Karena manfaatnya ini, wedang ronde sering dijadikan sebagai minuman penyegar tubuh dan penangkal masuk angin secara alami, tanpa harus mengonsumsi obat.
Pelestarian di Tengah Gempuran Minuman Modern
Di tengah menjamurnya minuman kekinian seperti boba, kopi susu, dan teh tarik, eksistensi wedang ronde tetap bertahan dan bahkan mulai naik daun kembali. Banyak kedai tradisional hingga kafe modern yang memasukkan wedang ronde ke dalam daftar menu mereka.
Generasi muda juga mulai melirik kembali minuman tradisional ini karena keunikan rasanya, nilai historisnya, serta manfaat kesehatannya. Media sosial pun berperan penting dalam memperkenalkan kembali wedang ronde kepada khalayak luas.
Upaya pelestarian minuman ini dilakukan melalui festival kuliner, kelas memasak, hingga konten edukasi digital yang mengangkat cerita dan cara pembuatan wedang ronde.
Kesimpulan
Wedang ronde adalah lebih dari sekadar minuman hangat pengusir dingin.
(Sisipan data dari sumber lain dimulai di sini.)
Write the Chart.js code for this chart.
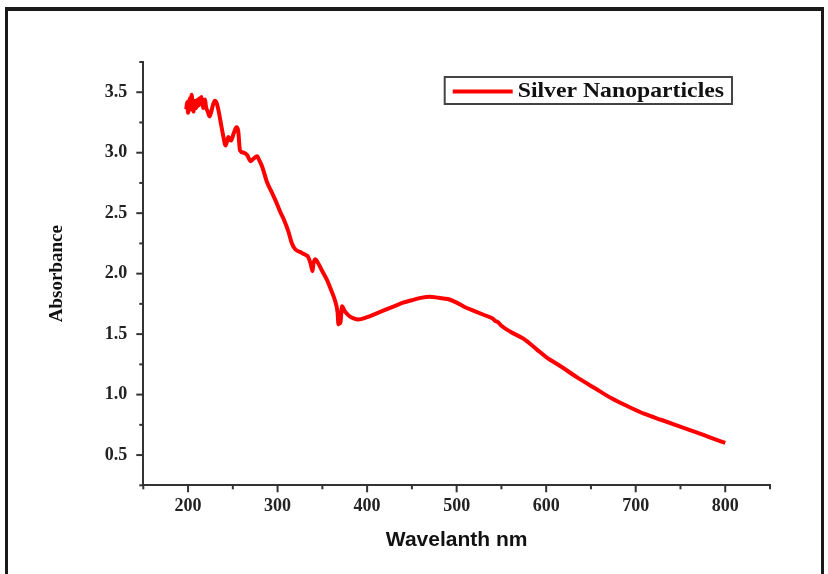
<!DOCTYPE html>
<html>
<head>
<meta charset="utf-8">
<script src="https://cdn.jsdelivr.net/npm/chart.js@4"></script>
<style>
  html, body { margin: 0; padding: 0; background: #fff; }
  #frame {
    position: absolute; left: 5px; top: 7px; width: 813px; height: 700px;
    border-left: 3px solid #1a1a1a; border-top: 4px solid #1a1a1a; border-right: 3px solid #1a1a1a;
  }
  #wrap { position: absolute; left: 0; top: 0; width: 828px; height: 574px; }
</style>
</head>
<body>
<div id="frame"></div>
<div id="wrap"><canvas id="myChart" width="828" height="574"></canvas></div>
<script>

// wavelength (nm) and absorbance
const wavelength = [
  198, 199, 200, 201, 202, 203, 204, 205, 206, 207, 208, 209, 210, 211, 212, 213, 214, 215,
  216, 217, 218, 219, 220, 222, 224, 226, 228, 230, 232, 234, 236, 239,
  242, 245, 248, 251, 254, 256, 258, 262, 266, 270, 273, 277, 280, 283, 288, 293, 298, 303,
  308, 312, 316, 320, 325, 330, 334, 337, 339, 340, 342, 345, 350, 355, 360, 364, 367, 368,
  369, 370, 372, 375, 380, 385, 390, 400, 410, 420, 430, 440, 450, 460, 470, 480, 490, 500,
  510, 520, 530, 540, 543, 546, 550, 560, 575, 590, 600, 617, 635, 655, 673, 692, 710, 729,
  748, 767, 785, 800
];
const absorbance = [
  3.36, 3.42, 3.33, 3.40, 3.45, 3.36, 3.48, 3.38, 3.34, 3.41, 3.43, 3.37, 3.40, 3.44, 3.39, 3.45, 3.41, 3.46,
  3.40, 3.37, 3.43, 3.44, 3.38, 3.34, 3.30, 3.34, 3.40, 3.43, 3.41, 3.35, 3.27, 3.15,
  3.06, 3.13, 3.10, 3.16, 3.21, 3.18, 3.02, 3.00, 2.98, 2.93, 2.95, 2.97, 2.93, 2.88, 2.76, 2.68, 2.60, 2.51,
  2.43, 2.35, 2.25, 2.20, 2.18, 2.16, 2.14, 2.08, 2.02, 2.08, 2.12, 2.09, 2.02, 1.95, 1.86, 1.78, 1.68, 1.58,
  1.65, 1.59, 1.73, 1.69, 1.65, 1.63, 1.62, 1.64, 1.67, 1.70, 1.73, 1.76, 1.78, 1.80, 1.81, 1.80, 1.79, 1.76,
  1.72, 1.69, 1.66, 1.63, 1.61, 1.60, 1.57, 1.52, 1.46, 1.37, 1.31, 1.23, 1.14, 1.05, 0.97, 0.90, 0.84, 0.79,
  0.74, 0.69, 0.64, 0.60
];

const xTickLabels = [200, 300, 400, 500, 600, 700, 800];
const yTickLabels = [0.5, 1.0, 1.5, 2.0, 2.5, 3.0, 3.5];

const seriesName = 'Silver Nanoparticles';
const lineColor = 'rgb(255, 0, 0)';
const axisColor = '#333';

// outward ticks, long on labelled values, short in between
const tickMarks = {
  id: 'tickMarks',
  afterDraw(chart) {
    const ctx = chart.ctx;
    const xs = chart.scales.x, ys = chart.scales.y;
    ctx.save();
    ctx.strokeStyle = axisColor;
    ctx.lineWidth = 2;
    xs.ticks.forEach(t => {
      const px = xs.getPixelForValue(t.value);
      const len = xTickLabels.includes(Math.round(t.value)) ? 7 : 4;
      ctx.beginPath();
      ctx.moveTo(px, xs.top);
      ctx.lineTo(px, xs.top + len);
      ctx.stroke();
    });
    ys.ticks.forEach(t => {
      const py = ys.getPixelForValue(t.value);
      const major = yTickLabels.some(v => Math.abs(v - t.value) < 1e-6);
      const len = major ? 7 : 4;
      ctx.beginPath();
      ctx.moveTo(ys.right, py);
      ctx.lineTo(ys.right - len, py);
      ctx.stroke();
    });
    ctx.restore();
  }
};

// boxed legend inside the plot, top right
const boxLegend = {
  id: 'boxLegend',
  afterDraw(chart) {
    const ctx = chart.ctx;
    const area = chart.chartArea;
    const ds = chart.data.datasets[0];
    const stretch = 1.13;
    ctx.save();
    ctx.font = 'bold 21px "Liberation Serif", "Times New Roman", serif';
    const tw = ctx.measureText(ds.label).width * stretch;
    const boxW = 8 + 60 + 5 + tw + 8;
    const boxH = 27;
    const bx = area.right - 38 - boxW;
    const by = area.top + 15;
    ctx.strokeStyle = '#444';
    ctx.lineWidth = 2;
    ctx.strokeRect(bx, by, boxW, boxH);
    ctx.strokeStyle = ds.borderColor;
    ctx.lineWidth = 4;
    ctx.beginPath();
    ctx.moveTo(bx + 8, by + boxH / 2 + 1);
    ctx.lineTo(bx + 68, by + boxH / 2 + 1);
    ctx.stroke();
    ctx.fillStyle = '#111';
    ctx.textBaseline = 'middle';
    ctx.translate(bx + 73, by + boxH / 2 + 1);
    ctx.scale(stretch, 1);
    ctx.fillText(ds.label, 0, 0);
    ctx.restore();
  }
};

const data = {
  datasets: [{
    label: seriesName,
    data: wavelength.map((w, i) => ({ x: w, y: absorbance[i] })),
    borderColor: lineColor,
    backgroundColor: lineColor,
    borderWidth: 4,
    pointRadius: 0,
    cubicInterpolationMode: 'monotone',
    fill: false
  }]
};

const tickFont = { family: '"Liberation Serif", "Times New Roman", serif', size: 18, weight: 'bold' };

const config = {
  type: 'line',
  data: data,
  options: {
    responsive: false,
    animation: false,
    layout: { padding: { left: 0, top: 62, right: 58, bottom: 0 } },
    plugins: { legend: { display: false }, tooltip: { enabled: false } },
    scales: {
      x: {
        type: 'linear',
        min: 150,
        max: 850,
        afterFit: s => { s.height = 88.7; },
        grid: { display: false, drawTicks: false },
        border: { display: true, color: axisColor, width: 2 },
        ticks: {
          stepSize: 50,
          padding: 10,
          color: '#222',
          font: tickFont,
          maxRotation: 0,
          autoSkip: false,
          callback: v => xTickLabels.includes(Math.round(v)) ? String(Math.round(v)) : ''
        },
        title: {
          display: true,
          text: 'Wavelanth nm',
          color: '#111',
          font: { family: '"Liberation Sans", Arial, sans-serif', size: 21, weight: 'bold' },
          padding: { top: 0, bottom: 21 }
        }
      },
      y: {
        min: 0.25,
        max: 3.75,
        afterFit: s => { s.width = 143.3; },
        grid: { display: false, drawTicks: false },
        border: { display: true, color: axisColor, width: 2 },
        ticks: {
          stepSize: 0.25,
          padding: 16,
          color: '#222',
          font: tickFont,
          autoSkip: false,
          callback: v => yTickLabels.some(t => Math.abs(t - v) < 1e-6) ? v.toFixed(1) : ''
        },
        title: {
          display: true,
          text: 'Absorbance',
          color: '#111',
          font: { family: '"Liberation Serif", "Times New Roman", serif', size: 19, weight: 'bold' },
          padding: { top: 46, bottom: 0 }
        }
      }
    }
  },
  plugins: [tickMarks, boxLegend]
};

const myChart = new Chart(
  document.getElementById('myChart'),
  config
);
</script>
</body>
</html>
Ia adalah simbol dari percampuran budaya yang harmonis, jejak sejarah yang mengikat dua peradaban, dan bukti bahwa kuliner bisa menjadi jembatan penghubung antarbangsa.
Dengan setiap suapan bola ketan yang manis dan kuah jahe yang menyegarkan, wedang ronde menyampaikan pesan bahwa Indonesia adalah negeri yang kaya rasa, terbuka akan budaya luar, namun tetap memegang identitasnya yang kuat. Jadi, saat Anda menikmati wedang ronde, Anda bukan hanya menyeruput minuman, tetapi juga merasakan warisan budaya yang berharga.